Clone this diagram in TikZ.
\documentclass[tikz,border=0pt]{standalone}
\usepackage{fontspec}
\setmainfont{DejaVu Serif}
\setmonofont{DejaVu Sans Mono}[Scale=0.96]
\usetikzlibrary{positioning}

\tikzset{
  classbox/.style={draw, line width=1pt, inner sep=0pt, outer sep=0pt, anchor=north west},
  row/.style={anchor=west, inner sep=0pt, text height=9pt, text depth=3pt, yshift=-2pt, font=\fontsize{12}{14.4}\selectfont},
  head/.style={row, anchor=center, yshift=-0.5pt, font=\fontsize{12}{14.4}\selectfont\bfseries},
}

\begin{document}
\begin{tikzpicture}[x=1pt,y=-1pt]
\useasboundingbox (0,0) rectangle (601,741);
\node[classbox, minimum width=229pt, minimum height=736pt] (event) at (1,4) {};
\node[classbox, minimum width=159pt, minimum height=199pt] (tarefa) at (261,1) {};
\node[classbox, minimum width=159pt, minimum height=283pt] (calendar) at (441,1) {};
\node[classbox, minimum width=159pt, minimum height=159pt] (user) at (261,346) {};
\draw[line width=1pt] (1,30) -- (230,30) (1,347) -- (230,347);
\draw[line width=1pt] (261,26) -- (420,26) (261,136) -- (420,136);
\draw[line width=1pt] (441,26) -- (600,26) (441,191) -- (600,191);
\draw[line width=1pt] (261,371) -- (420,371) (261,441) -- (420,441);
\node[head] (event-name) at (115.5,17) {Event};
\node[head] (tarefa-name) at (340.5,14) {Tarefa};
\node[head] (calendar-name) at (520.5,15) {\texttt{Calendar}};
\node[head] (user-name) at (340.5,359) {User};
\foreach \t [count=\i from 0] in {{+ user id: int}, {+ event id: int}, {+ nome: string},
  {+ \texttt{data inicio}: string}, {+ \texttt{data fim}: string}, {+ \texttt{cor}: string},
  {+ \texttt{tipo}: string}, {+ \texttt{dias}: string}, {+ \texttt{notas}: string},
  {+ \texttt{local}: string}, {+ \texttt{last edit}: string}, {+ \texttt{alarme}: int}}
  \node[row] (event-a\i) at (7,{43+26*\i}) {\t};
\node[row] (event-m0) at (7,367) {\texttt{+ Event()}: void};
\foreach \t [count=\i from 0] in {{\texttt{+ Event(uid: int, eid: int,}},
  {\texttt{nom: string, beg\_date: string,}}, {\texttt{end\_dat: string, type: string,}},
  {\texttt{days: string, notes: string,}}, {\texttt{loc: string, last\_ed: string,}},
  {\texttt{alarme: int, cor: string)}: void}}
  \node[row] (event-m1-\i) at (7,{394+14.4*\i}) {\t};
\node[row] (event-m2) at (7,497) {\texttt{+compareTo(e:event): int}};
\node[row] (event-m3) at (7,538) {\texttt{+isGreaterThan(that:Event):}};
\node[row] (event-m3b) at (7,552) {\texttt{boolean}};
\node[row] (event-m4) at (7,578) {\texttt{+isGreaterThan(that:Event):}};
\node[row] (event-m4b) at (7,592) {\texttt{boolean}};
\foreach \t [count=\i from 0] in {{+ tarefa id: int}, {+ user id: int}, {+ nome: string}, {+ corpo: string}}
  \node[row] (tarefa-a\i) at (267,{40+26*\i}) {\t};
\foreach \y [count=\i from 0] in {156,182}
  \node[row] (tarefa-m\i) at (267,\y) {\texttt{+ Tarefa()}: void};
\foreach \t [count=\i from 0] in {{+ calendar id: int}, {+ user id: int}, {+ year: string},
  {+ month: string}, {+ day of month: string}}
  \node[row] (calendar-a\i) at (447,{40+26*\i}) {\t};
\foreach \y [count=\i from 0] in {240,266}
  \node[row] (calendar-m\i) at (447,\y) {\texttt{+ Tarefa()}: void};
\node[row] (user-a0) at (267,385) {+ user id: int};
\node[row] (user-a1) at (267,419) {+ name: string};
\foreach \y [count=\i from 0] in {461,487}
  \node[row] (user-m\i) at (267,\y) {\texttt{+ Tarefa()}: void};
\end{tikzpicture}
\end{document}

------

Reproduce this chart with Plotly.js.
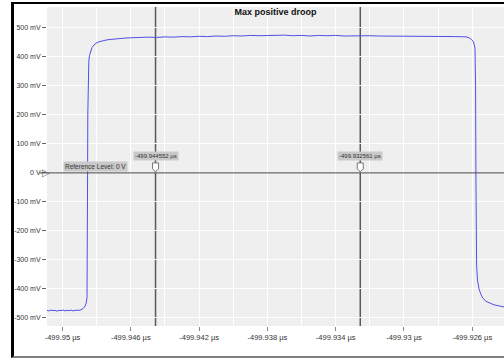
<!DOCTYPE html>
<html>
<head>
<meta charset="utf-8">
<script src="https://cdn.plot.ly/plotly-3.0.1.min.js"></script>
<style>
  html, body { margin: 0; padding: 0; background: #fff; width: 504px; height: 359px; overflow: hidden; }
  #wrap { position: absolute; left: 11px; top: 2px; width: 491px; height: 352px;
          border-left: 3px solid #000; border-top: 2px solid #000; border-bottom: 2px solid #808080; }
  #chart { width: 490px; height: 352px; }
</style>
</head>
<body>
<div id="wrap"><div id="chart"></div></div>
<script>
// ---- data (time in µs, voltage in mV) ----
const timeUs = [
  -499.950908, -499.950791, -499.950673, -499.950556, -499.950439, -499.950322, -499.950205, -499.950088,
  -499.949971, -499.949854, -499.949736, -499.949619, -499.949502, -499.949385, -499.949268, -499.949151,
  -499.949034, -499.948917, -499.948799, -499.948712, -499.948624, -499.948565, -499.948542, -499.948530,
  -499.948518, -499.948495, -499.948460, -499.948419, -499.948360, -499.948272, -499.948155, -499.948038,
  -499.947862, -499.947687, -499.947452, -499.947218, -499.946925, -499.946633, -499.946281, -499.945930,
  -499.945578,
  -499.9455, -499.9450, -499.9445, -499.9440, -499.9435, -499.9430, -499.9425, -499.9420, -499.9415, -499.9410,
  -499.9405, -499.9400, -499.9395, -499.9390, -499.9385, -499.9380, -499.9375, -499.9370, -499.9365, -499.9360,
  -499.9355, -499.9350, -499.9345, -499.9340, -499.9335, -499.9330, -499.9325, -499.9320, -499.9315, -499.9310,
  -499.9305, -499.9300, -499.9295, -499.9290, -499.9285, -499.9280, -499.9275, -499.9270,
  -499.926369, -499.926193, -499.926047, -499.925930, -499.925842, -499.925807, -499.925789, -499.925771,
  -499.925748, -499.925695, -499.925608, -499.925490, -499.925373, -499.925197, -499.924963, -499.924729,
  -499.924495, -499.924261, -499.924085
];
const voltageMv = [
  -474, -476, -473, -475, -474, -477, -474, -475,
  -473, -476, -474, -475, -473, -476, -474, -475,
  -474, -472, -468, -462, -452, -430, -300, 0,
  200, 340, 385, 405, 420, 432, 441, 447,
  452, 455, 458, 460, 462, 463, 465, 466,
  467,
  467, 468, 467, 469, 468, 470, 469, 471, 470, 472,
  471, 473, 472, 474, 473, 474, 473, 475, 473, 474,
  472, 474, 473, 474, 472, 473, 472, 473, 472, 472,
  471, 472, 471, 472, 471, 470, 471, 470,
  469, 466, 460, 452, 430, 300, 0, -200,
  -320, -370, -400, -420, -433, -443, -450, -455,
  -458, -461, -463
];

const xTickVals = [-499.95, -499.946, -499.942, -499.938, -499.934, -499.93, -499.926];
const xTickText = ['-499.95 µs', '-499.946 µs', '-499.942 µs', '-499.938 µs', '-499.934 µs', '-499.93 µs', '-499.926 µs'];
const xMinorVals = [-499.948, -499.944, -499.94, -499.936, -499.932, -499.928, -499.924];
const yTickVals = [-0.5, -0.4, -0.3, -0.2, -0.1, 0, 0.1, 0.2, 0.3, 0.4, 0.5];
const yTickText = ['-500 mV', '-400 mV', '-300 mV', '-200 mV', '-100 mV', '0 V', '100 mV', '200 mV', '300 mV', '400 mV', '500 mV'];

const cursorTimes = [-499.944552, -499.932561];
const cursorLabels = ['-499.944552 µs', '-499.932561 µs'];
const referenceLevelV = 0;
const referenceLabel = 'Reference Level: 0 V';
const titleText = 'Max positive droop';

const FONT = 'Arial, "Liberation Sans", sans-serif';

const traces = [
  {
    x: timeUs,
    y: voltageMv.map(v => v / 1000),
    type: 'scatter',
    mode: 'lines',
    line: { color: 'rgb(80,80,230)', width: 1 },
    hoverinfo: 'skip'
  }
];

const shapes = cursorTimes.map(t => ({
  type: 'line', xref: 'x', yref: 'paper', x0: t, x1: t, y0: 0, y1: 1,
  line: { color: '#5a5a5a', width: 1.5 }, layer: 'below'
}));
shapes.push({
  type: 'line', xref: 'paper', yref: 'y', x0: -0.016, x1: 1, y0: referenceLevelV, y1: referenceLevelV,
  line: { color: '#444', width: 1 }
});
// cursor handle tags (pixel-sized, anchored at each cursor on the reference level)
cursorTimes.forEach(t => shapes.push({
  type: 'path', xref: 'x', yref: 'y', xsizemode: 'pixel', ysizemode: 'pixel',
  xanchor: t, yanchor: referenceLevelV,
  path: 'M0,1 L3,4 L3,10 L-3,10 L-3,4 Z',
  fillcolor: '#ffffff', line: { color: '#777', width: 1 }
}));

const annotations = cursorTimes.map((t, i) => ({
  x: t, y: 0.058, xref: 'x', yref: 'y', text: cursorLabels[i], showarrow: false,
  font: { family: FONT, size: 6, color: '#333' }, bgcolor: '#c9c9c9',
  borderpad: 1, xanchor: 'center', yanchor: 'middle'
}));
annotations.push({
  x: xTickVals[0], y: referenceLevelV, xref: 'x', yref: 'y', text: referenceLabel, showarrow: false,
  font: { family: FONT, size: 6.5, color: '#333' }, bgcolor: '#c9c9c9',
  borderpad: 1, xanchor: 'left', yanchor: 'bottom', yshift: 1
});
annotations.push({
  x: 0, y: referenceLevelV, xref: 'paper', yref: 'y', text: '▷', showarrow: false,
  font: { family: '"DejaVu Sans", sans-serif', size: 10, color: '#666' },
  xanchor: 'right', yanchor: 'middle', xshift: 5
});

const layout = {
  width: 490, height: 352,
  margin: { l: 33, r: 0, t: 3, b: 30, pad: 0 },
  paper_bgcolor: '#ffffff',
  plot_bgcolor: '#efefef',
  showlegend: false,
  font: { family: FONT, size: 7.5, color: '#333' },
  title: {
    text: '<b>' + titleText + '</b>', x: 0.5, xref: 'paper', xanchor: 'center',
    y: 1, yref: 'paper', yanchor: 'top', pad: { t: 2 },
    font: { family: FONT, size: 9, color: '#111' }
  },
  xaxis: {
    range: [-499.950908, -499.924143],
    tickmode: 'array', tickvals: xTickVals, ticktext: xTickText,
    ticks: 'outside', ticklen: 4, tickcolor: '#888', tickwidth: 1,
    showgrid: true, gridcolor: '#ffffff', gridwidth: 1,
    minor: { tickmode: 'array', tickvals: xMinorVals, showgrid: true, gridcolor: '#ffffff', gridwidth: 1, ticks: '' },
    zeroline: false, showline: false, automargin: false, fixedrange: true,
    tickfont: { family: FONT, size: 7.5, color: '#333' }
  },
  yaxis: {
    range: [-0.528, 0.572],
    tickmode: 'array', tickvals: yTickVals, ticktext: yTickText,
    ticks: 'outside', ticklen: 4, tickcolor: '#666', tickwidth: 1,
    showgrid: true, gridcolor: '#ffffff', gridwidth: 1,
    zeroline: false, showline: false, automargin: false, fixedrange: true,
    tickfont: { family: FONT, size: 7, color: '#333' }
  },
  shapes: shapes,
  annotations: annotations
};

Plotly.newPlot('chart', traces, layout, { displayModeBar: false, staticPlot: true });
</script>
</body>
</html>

------

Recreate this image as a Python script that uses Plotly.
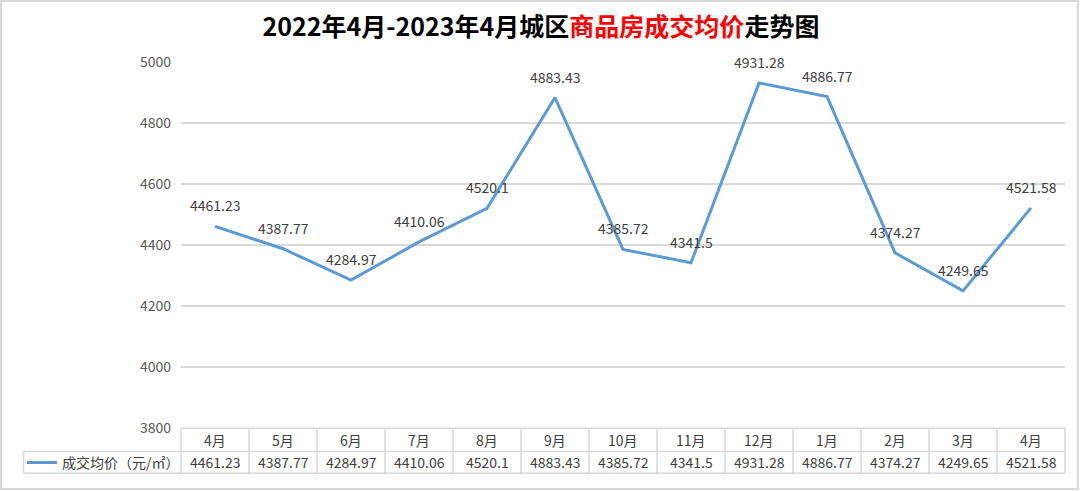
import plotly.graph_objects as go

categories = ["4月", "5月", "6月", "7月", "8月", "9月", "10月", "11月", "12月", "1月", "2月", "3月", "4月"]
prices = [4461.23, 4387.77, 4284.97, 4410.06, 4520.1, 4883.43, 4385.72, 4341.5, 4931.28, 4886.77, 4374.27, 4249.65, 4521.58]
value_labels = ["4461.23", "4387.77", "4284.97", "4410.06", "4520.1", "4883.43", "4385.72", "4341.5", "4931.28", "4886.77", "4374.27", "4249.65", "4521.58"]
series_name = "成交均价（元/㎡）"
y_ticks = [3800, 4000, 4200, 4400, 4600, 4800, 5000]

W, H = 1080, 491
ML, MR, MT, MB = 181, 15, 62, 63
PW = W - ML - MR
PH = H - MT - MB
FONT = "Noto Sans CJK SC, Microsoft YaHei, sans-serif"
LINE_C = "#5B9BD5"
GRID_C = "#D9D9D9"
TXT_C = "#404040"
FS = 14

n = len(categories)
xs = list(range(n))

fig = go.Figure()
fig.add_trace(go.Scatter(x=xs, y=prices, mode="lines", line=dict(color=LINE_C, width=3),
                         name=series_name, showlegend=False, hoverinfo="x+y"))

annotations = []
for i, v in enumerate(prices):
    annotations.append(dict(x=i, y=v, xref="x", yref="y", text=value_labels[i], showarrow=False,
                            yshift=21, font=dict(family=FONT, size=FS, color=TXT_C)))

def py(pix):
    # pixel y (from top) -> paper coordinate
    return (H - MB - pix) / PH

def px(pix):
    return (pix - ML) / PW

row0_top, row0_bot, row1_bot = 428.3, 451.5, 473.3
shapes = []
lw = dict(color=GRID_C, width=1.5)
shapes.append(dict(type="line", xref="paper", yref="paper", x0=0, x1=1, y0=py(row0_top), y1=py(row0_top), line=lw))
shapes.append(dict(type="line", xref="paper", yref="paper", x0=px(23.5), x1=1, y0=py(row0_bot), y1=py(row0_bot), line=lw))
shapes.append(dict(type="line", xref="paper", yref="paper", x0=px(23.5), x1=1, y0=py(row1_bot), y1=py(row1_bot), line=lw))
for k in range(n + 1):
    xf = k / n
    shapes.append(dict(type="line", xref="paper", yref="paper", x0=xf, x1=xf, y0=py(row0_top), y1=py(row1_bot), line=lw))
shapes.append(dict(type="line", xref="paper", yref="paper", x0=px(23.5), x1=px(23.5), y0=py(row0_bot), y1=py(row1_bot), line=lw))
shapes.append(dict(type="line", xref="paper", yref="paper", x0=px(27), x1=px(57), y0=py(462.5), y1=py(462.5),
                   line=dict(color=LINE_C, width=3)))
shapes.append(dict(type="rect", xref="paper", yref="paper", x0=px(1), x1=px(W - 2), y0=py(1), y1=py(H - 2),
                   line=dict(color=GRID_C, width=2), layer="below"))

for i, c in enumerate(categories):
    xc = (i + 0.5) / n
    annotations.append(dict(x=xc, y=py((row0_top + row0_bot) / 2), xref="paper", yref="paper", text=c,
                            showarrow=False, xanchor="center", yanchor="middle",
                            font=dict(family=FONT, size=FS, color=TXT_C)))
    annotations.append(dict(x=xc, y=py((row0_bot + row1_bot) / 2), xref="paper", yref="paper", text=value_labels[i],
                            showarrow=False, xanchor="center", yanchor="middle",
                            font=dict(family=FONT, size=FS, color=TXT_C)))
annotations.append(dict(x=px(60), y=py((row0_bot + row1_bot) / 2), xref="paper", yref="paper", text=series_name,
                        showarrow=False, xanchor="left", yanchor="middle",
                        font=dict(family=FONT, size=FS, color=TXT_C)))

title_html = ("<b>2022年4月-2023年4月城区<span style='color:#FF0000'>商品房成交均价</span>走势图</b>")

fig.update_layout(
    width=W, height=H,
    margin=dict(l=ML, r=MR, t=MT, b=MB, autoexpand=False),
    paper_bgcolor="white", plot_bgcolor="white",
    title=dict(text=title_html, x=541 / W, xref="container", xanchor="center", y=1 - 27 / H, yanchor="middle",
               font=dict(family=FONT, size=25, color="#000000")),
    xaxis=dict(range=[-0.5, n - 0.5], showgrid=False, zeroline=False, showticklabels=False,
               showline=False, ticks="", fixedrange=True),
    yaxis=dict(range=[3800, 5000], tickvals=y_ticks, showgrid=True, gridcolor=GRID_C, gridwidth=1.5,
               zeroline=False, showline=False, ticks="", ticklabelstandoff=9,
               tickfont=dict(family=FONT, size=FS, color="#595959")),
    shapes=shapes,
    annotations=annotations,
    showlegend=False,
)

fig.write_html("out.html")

------

● **Required work**
The first line to copy holds "Recreate this image", and the last holds "import plotly.graph_objects as go". Copy them and the lines between exactly, leaving out pictures.

● **Solution**
Recreate this image as a Python script that uses Plotly.
import plotly.graph_objects as go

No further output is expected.